Notre dépouillement du fonds de l’hôpital ne s’est pas limité aux extraits conservés dans l’inventaire ; en invoquant l’exemple de Jeanne, femme du pelletier Robert Le Lourd, nous avons déjà démontré l’utilité des actes originaux. Il subsiste en effet un certain nombre de titres qui commencent par une liste de bonnes femmes, dont il est précisé qu’elles représentent « la plus grande est saine partie » de la communauté. 266 Chacun de ces documents nous fournit les noms de 15 à 25 bonnes femmes, alors que l’un d’entre eux en mentionne 32, une liste intégrale. La plupart de ces actes, 14 sur 20, datent du XVe siècle et parmi ceux du siècle précédent, seuls trois sont datés avant 1380.
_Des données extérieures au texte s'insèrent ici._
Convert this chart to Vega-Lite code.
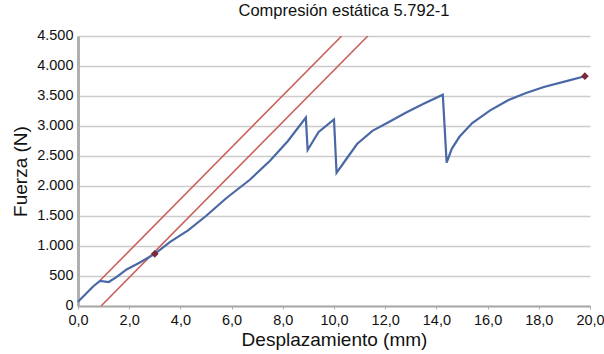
{
  "$schema": "https://vega.github.io/schema/vega-lite/v6.json",
  "autosize": "none",
  "width": 512,
  "height": 270,
  "padding": {"left": 78, "top": 36, "right": 14, "bottom": 48},
  "background": "white",
  "title": {"text": "Compresión estática 5.792-1", "font": "Liberation Sans", "fontSize": 16.5, "fontWeight": "normal", "color": "#111", "offset": 8, "anchor": "middle", "dx": 10},
  "config": {"view": {"stroke": null}},
  "datasets": {
    "curve": [
      {"i": 0, "x": 0.0, "y": 70},
      {"i": 1, "x": 0.3, "y": 200},
      {"i": 2, "x": 0.6, "y": 330},
      {"i": 3, "x": 0.86, "y": 420},
      {"i": 4, "x": 1.2, "y": 400},
      {"i": 5, "x": 1.5, "y": 480},
      {"i": 6, "x": 1.9, "y": 610},
      {"i": 7, "x": 2.4, "y": 720},
      {"i": 8, "x": 3.0, "y": 870},
      {"i": 9, "x": 3.6, "y": 1070},
      {"i": 10, "x": 4.3, "y": 1260},
      {"i": 11, "x": 5.0, "y": 1500},
      {"i": 12, "x": 5.8, "y": 1800},
      {"i": 13, "x": 6.7, "y": 2100},
      {"i": 14, "x": 7.5, "y": 2420},
      {"i": 15, "x": 8.2, "y": 2750},
      {"i": 16, "x": 8.9, "y": 3140},
      {"i": 17, "x": 8.97, "y": 2600},
      {"i": 18, "x": 9.4, "y": 2900},
      {"i": 19, "x": 10.0, "y": 3110},
      {"i": 20, "x": 10.1, "y": 2220},
      {"i": 21, "x": 10.4, "y": 2400},
      {"i": 22, "x": 10.9, "y": 2700},
      {"i": 23, "x": 11.5, "y": 2920},
      {"i": 24, "x": 12.2, "y": 3080},
      {"i": 25, "x": 12.8, "y": 3220},
      {"i": 26, "x": 13.5, "y": 3370},
      {"i": 27, "x": 14.25, "y": 3520},
      {"i": 28, "x": 14.4, "y": 2390},
      {"i": 29, "x": 14.6, "y": 2620},
      {"i": 30, "x": 14.9, "y": 2820},
      {"i": 31, "x": 15.4, "y": 3050},
      {"i": 32, "x": 16.1, "y": 3260},
      {"i": 33, "x": 16.8, "y": 3430},
      {"i": 34, "x": 17.5, "y": 3550},
      {"i": 35, "x": 18.2, "y": 3650},
      {"i": 36, "x": 19.0, "y": 3740},
      {"i": 37, "x": 19.8, "y": 3830}
    ],
    "lines": [
      {"g": "a", "x": 0.85, "y": 420},
      {"g": "a", "x": 10.3, "y": 4500},
      {"g": "b", "x": 0.9, "y": 0},
      {"g": "b", "x": 11.32, "y": 4500}
    ],
    "markers": [
      {"x": 3.0, "y": 870},
      {"x": 19.8, "y": 3830}
    ]
  },
  "encoding": {
    "x": {"field": "x", "type": "quantitative", "scale": {"domain": [0, 20], "nice": false},
      "axis": {"values": [0, 2, 4, 6, 8, 10, 12, 14, 16, 18, 20], "labelExpr": "replace(format(datum.value, '.1f'), '.', ',')", "labelFlush": false, "labelOverlap": false, "title": "Desplazamiento (mm)", "grid": false, "domainColor": "#aaaaaa", "domainWidth": 2, "tickColor": "#aaaaaa", "tickSize": 3, "labelFont": "Liberation Sans", "labelFontSize": 14.5, "labelColor": "#111", "titleFont": "Liberation Sans", "titleFontSize": 19, "titleFontWeight": "normal", "titleColor": "#111", "labelPadding": 4, "titlePadding": 4}},
    "y": {"field": "y", "type": "quantitative", "scale": {"domain": [0, 4500], "nice": false},
      "axis": {"values": [0, 500, 1000, 1500, 2000, 2500, 3000, 3500, 4000, 4500], "labelExpr": "replace(format(datum.value, ','), ',', '.')", "labelOverlap": false, "labelFlush": false, "labelOffset": -1, "title": "Fuerza (N)", "grid": true, "gridColor": "#cccccc", "gridWidth": 1.5, "domainColor": "#b0b0b0", "domainWidth": 3, "ticks": false, "labelFont": "Liberation Sans", "labelFontSize": 14.5, "labelColor": "#111", "titleFont": "Liberation Sans", "titleFontSize": 19, "titleFontWeight": "normal", "titleColor": "#111", "labelPadding": 5, "titlePadding": 6}}
  },
  "layer": [
    {
      "data": {"name": "lines"},
      "mark": {"type": "line", "color": "#c8625a", "strokeWidth": 1.6, "clip": true},
      "encoding": {"detail": {"field": "g"}}
    },
    {
      "data": {"name": "curve"},
      "mark": {"type": "line", "color": "#4a68a6", "strokeWidth": 2.2},
      "encoding": {"order": {"field": "i"}}
    },
    {
      "data": {"name": "markers"},
      "mark": {"type": "point", "shape": "diamond", "filled": true, "color": "#7a2a3a", "size": 60, "opacity": 1},
      "encoding": {}
    }
  ]
}
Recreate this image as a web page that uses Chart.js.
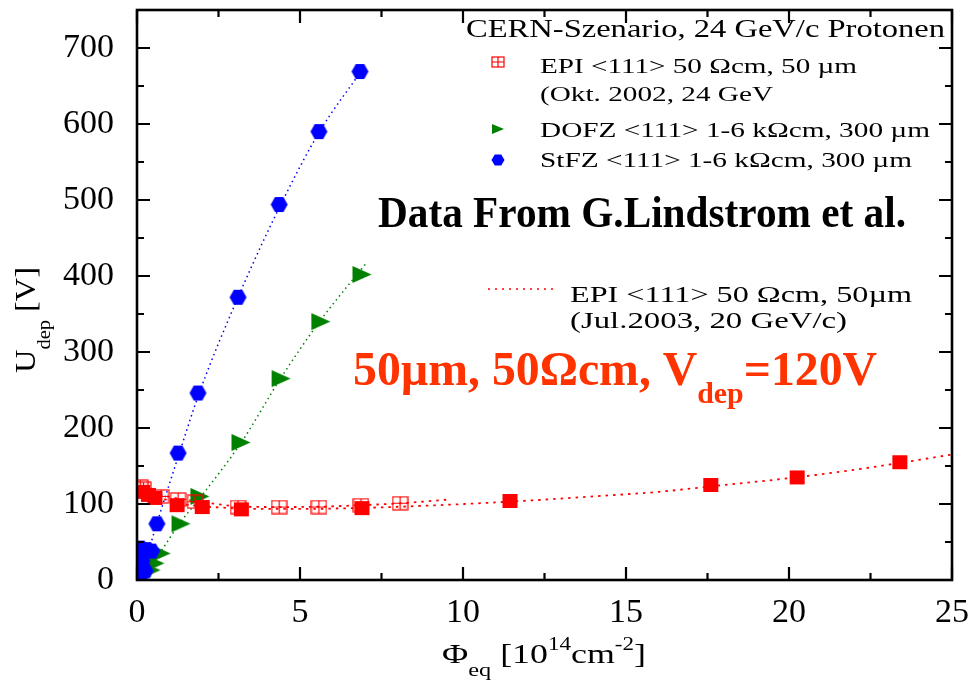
<!DOCTYPE html>
<html>
<head>
<meta charset="utf-8">
<script src="https://cdn.jsdelivr.net/npm/chart.js@4"></script>
<style>
  body { margin: 0; background: #fff; }
  #chart { display: block; }
</style>
</head>
<body>
<canvas id="chart" width="970" height="680"></canvas>
<script>
/* ------------------------------------------------ */
// values: fluence [1e14 cm^-2] and U_dep [V]

let stfzPhi  = [0.1, 0.3, 0.45, 0.15, 0.25, 0.1, 0.61, 1.26, 1.87, 3.10, 4.36, 5.58, 6.84];
let stfzU    = [42, 40, 38, 25, 12, 6, 74, 167, 246, 372, 494, 590, 669];

let dofzPhi  = [0.15, 0.43, 0.55, 0.74, 1.35, 1.93, 3.19, 4.42, 5.64, 6.9];
let dofzU    = [5, 13, 22, 35, 74, 110, 181, 265, 340, 402];

let epiOktPhi = [0.1, 0.2, 0.74, 1.26, 1.78, 3.1, 4.36, 5.58, 6.87, 8.07];
let epiOktU   = [123, 120, 110, 106, 103, 96, 96, 96, 98.5, 101];

let epiJulPhi = [0.18, 0.35, 0.55, 1.23, 2.0, 3.2, 6.9, 11.44, 17.6, 20.25, 23.4];
let epiJulU   = [116, 112, 108, 98.5, 96, 93, 94.6, 104, 125, 135, 155];

// dotted fit curves
let fitStfzPhi = [0.15, 0.3, 0.6, 1.3, 1.9, 3.1, 4.4, 5.6, 6.85];
let fitStfzU   = [8, 30, 73, 167, 245, 372, 493, 590, 668];

let fitDofzPhi = [0.1, 0.4, 0.7, 1.3, 1.95, 3.2, 4.4, 5.6, 7.05];
let fitDofzU   = [3, 15, 35, 74, 109, 181, 265, 340, 418];

let fitOktPhi = [0.7, 1.3, 1.8, 3.1, 4.4, 5.6, 6.9, 8.1, 9.6];
let fitOktU   = [112, 107, 104, 97, 96, 96.5, 98.5, 101, 106];

let fitJulPhi = [0.2, 0.5, 0.8, 1.2, 1.7, 2.5, 3.5, 5, 7, 9, 11.4, 14, 16, 18, 20, 22, 25];
let fitJulU   = [118, 112, 107, 102, 98, 95.5, 93.5, 93.5, 95, 98, 103, 110, 116, 125, 134, 145, 165];

let xTicks = { min: 0, max: 25, step: 2.5, major: 5 };
let yTicks = { min: 0, max: 750, step: 50, major: 100 };

/* ------------------------------------------------ */

const SERIF = '"Liberation Serif", "Times New Roman", serif';
const RED = '#ff0000';
const GREEN = '#008000';
const BLUE = '#0000ff';

function pairs(xs, ys) {
  return xs.map((x, i) => ({ x: x, y: ys[i] }));
}

function hexPath(ctx, cx, cy, w, h) {
  ctx.beginPath();
  ctx.moveTo(cx - w / 2, cy);
  ctx.lineTo(cx - w / 4, cy - h / 2);
  ctx.lineTo(cx + w / 4, cy - h / 2);
  ctx.lineTo(cx + w / 2, cy);
  ctx.lineTo(cx + w / 4, cy + h / 2);
  ctx.lineTo(cx - w / 4, cy + h / 2);
  ctx.closePath();
}

function triPath(ctx, cx, cy, w, h) {
  ctx.beginPath();
  ctx.moveTo(cx - w / 2, cy - h / 2);
  ctx.lineTo(cx + w / 2, cy);
  ctx.lineTo(cx - w / 2, cy + h / 2);
  ctx.closePath();
}

function drawHex(ctx, cx, cy, w, h) {
  hexPath(ctx, cx, cy, w, h);
  ctx.fillStyle = BLUE;
  ctx.fill();
}

function drawTri(ctx, cx, cy, w, h) {
  triPath(ctx, cx, cy, w, h);
  ctx.fillStyle = GREEN;
  ctx.fill();
}

function drawBoxCross(ctx, cx, cy, w, h) {
  ctx.strokeStyle = RED;
  ctx.lineWidth = 1.2;
  ctx.strokeRect(cx - w / 2, cy - h / 2, w, h);
  ctx.beginPath();
  ctx.moveTo(cx, cy - h / 2);
  ctx.lineTo(cx, cy + h / 2);
  ctx.moveTo(cx - w / 2, cy);
  ctx.lineTo(cx + w / 2, cy);
  ctx.stroke();
}

function drawBox(ctx, cx, cy, w, h) {
  ctx.fillStyle = RED;
  ctx.fillRect(cx - w / 2, cy - h / 2, w, h);
}

function makeMarker(w, h, fn) {
  let c = document.createElement('canvas');
  c.width = w + 2;
  c.height = h + 2;
  fn(c.getContext('2d'), c.width / 2, c.height / 2, w, h);
  return c;
}

/* ------------------------------------------------ */
// text with sub/superscripts, stretched horizontally to a target width

function richWidth(ctx, segs) {
  let w = 0;
  segs.forEach((s) => {
    ctx.font = (s.bold ? 'bold ' : '') + s.size + 'px ' + SERIF;
    w += ctx.measureText(s.t).width;
  });
  return w;
}

function drawRich(ctx, segs, x, y, targetW, color, rot) {
  ctx.save();
  ctx.translate(x, y);
  if (rot) ctx.rotate(rot);
  let w = richWidth(ctx, segs);
  if (targetW) ctx.scale(targetW / w, 1);
  ctx.fillStyle = color || '#000';
  ctx.textBaseline = 'alphabetic';
  ctx.textAlign = 'left';
  let cx = 0;
  segs.forEach((s) => {
    ctx.font = (s.bold ? 'bold ' : '') + s.size + 'px ' + SERIF;
    ctx.fillText(s.t, cx, s.dy || 0);
    cx += ctx.measureText(s.t).width;
  });
  ctx.restore();
}

/* ------------------------------------------------ */

let frame = {
  id: 'frame',
  afterDraw(chart) {
    let ctx = chart.ctx;
    let a = chart.chartArea;
    let xs = chart.scales.x;
    let ys = chart.scales.y;
    ctx.save();
    ctx.strokeStyle = '#000';
    ctx.lineWidth = 2.2;
    ctx.beginPath();
    ys.ticks.forEach((t) => {
      let p = ys.getPixelForValue(t.value);
      let len = (t.value % yTicks.major == 0) ? 13 : 7;
      ctx.moveTo(a.left, p); ctx.lineTo(a.left + len, p);
      ctx.moveTo(a.right, p); ctx.lineTo(a.right - len, p);
    });
    xs.ticks.forEach((t) => {
      let p = xs.getPixelForValue(t.value);
      let len = (t.value % xTicks.major == 0) ? 13 : 7;
      ctx.moveTo(p, a.bottom); ctx.lineTo(p, a.bottom - len);
      ctx.moveTo(p, a.top); ctx.lineTo(p, a.top + len);
    });
    ctx.stroke();
    ctx.lineWidth = 2.6;
    ctx.strokeRect(a.left, a.top, a.right - a.left, a.bottom - a.top);
    ctx.restore();
  }
};

let notes = {
  id: 'notes',
  afterDraw(chart) {
    let ctx = chart.ctx;

    // legend box, upper right
    drawRich(ctx, [{ t: 'CERN-Szenario, 24 GeV/c Protonen', size: 26 }], 466, 37, 479);
    drawBoxCross(ctx, 498, 62, 12, 10);
    drawRich(ctx, [{ t: 'EPI <111> 50 \u03A9cm, 50 \u00B5m', size: 22 }], 540, 73, 317);
    drawRich(ctx, [{ t: '(Okt. 2002, 24 GeV', size: 22 }], 540, 101, 233);
    drawTri(ctx, 498, 129, 12, 10);
    drawRich(ctx, [{ t: 'DOFZ <111> 1-6 k\u03A9cm, 300 \u00B5m', size: 22 }], 540, 137, 390);
    drawHex(ctx, 498, 160, 13, 11);
    drawRich(ctx, [{ t: 'StFZ <111> 1-6 k\u03A9cm, 300 \u00B5m', size: 22 }], 540, 167, 372);

    drawRich(ctx, [{ t: 'Data From G.Lindstrom et al.', size: 44, bold: true }], 378, 227, 528);

    // second legend entry: dotted fit line
    ctx.save();
    ctx.strokeStyle = RED;
    ctx.lineWidth = 1.5;
    ctx.setLineDash([2, 5]);
    ctx.beginPath();
    ctx.moveTo(488, 289);
    ctx.lineTo(558, 289);
    ctx.stroke();
    ctx.restore();
    drawRich(ctx, [{ t: 'EPI <111> 50 \u03A9cm, 50\u00B5m', size: 23 }], 570, 302, 342);
    drawRich(ctx, [{ t: '(Jul.2003, 20 GeV/c)', size: 23 }], 570, 328, 277);

    drawRich(ctx, [
      { t: '50\u00B5m, 50\u03A9cm, V', size: 48, bold: true },
      { t: 'dep', size: 30, bold: true, dy: 18 },
      { t: '=120V', size: 48, bold: true },
    ], 353, 385, 524, '#ff3300');

    // axis titles
    drawRich(ctx, [
      { t: 'U', size: 30 },
      { t: 'dep', size: 19, dy: 15 },
      { t: ' [V]', size: 30 },
    ], 35, 373, 106, '#000', -Math.PI / 2);

    drawRich(ctx, [
      { t: '\u03A6', size: 28 },
      { t: 'eq', size: 19, dy: 13 },
      { t: ' [10', size: 28 },
      { t: '14', size: 18, dy: -13 },
      { t: 'cm', size: 28 },
      { t: '-2', size: 18, dy: -13 },
      { t: ']', size: 28 },
    ], 442, 663, 204);
  }
};

/* ------------------------------------------------ */

function generateChart() {

  let hexImg = makeMarker(17, 15, drawHex);
  let triImg = makeMarker(19, 17, drawTri);
  let boxCrossImg = makeMarker(15, 13, drawBoxCross);
  let boxImg = makeMarker(15, 14, drawBox);

  let fit = (xs, ys, color, dash, width, order) => ({
    data: pairs(xs, ys),
    showLine: true,
    pointRadius: 0,
    borderColor: color,
    borderWidth: width,
    borderDash: dash,
    cubicInterpolationMode: 'monotone',
    order: order,
    clip: 0,
  });

  let marks = (xs, ys, img, order) => ({
    data: pairs(xs, ys),
    showLine: false,
    pointStyle: img,
    pointRadius: 9,
    order: order,
    clip: 0,
  });

  let datasets = [
    marks(stfzPhi, stfzU, hexImg, 1),
    marks(epiJulPhi, epiJulU, boxImg, 2),
    marks(epiOktPhi, epiOktU, boxCrossImg, 3),
    marks(dofzPhi, dofzU, triImg, 4),
    fit(fitStfzPhi, fitStfzU, BLUE, [1.5, 3.5], 1.5, 5),
    fit(fitDofzPhi, fitDofzU, GREEN, [1.5, 3.5], 1.5, 6),
    fit(fitOktPhi, fitOktU, RED, [2.5, 5], 1.8, 7),
    fit(fitJulPhi, fitJulU, RED, [2.5, 5], 1.8, 8),
  ];

  let tickFont = { family: SERIF, size: 34 };

  let config = {
    type: 'scatter',
    data: { datasets: datasets },
    options: {
      responsive: false,
      animation: false,
      devicePixelRatio: 1,
      layout: { padding: { left: 0, top: 10, right: 18, bottom: 0 } },
      plugins: {
        legend: { display: false },
        tooltip: { enabled: false },
      },
      scales: {
        x: {
          type: 'linear',
          min: xTicks.min,
          max: xTicks.max,
          grid: { display: false },
          border: { display: false },
          ticks: {
            stepSize: xTicks.step,
            autoSkip: false,
            maxRotation: 0,
            padding: 5,
            color: '#000',
            font: tickFont,
            callback: (v) => (v % xTicks.major == 0 ? v : ''),
          },
          afterFit: (s) => {
            s.height = 100;
            s.paddingLeft = 0;
            s.paddingRight = 0;
          },
        },
        y: {
          type: 'linear',
          min: yTicks.min,
          max: yTicks.max,
          grid: { display: false },
          border: { display: false },
          ticks: {
            stepSize: yTicks.step,
            autoSkip: false,
            padding: 15,
            color: '#000',
            font: tickFont,
            callback: (v) => (v % yTicks.major == 0 ? v : ''),
          },
          afterFit: (s) => {
            s.width = 137;
            s.paddingTop = 0;
            s.paddingBottom = 0;
          },
        },
      },
    },
    plugins: [frame, notes],
  };

  return new Chart(document.getElementById('chart').getContext('2d'), config);
}

let chart = generateChart();
</script>
</body>
</html>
L’apport de ces listes est donc limité, d’abord parce que, à une seule exception, elles sont incomplètes. De plus, il ne nous suffit pas de connaître les noms des bonnes femmes car notre objectif est de les replacer dans leur contexte social. Or, les documents qui sont propices à l’appréhension de ce contexte, à savoir les actes conservés dans le registre de l’hôpital, ainsi que les sources complémentaires présentés dans les sections suivantes, datent du XIVe siècle. Par conséquent, nous sommes confrontés à un décalage considérable entre, d’une part la plupart des listes de bonnes femmes, d’autre part les documents qui nous permettent de connaître leur entourage. Malgré ces défauts, l’ensemble des documents du XIVe siècle--actes originaux, inventaire et souces fiscales et foncières--nous fournissent des indices précieux sur les bonnes femmes et leur milieu.

Notes
257.

AN S *4634.

258.

LE GRAND, « Les béguines … », op. cit., p. 351.

259.

AN S *4634, fol. 89r (ccc).

260.

Ibid., fol. 98v (ppppp).

261.

Ibid. fol. 100r (bbbbb).

262.

AN S 4630, dossier n. 9 (28 mai 1380, non-coté)

263.

AN S *4634, fol. 150r, (oooo).

264.

Ibid., 166v-167.

265.

Un répertoire des actes concernant les bonnes femmes ainsi identifiées se trouve dans l’appendice B.

266.

Sur la signification de cette expression, voir supra, chapitre 2, p. 71-72.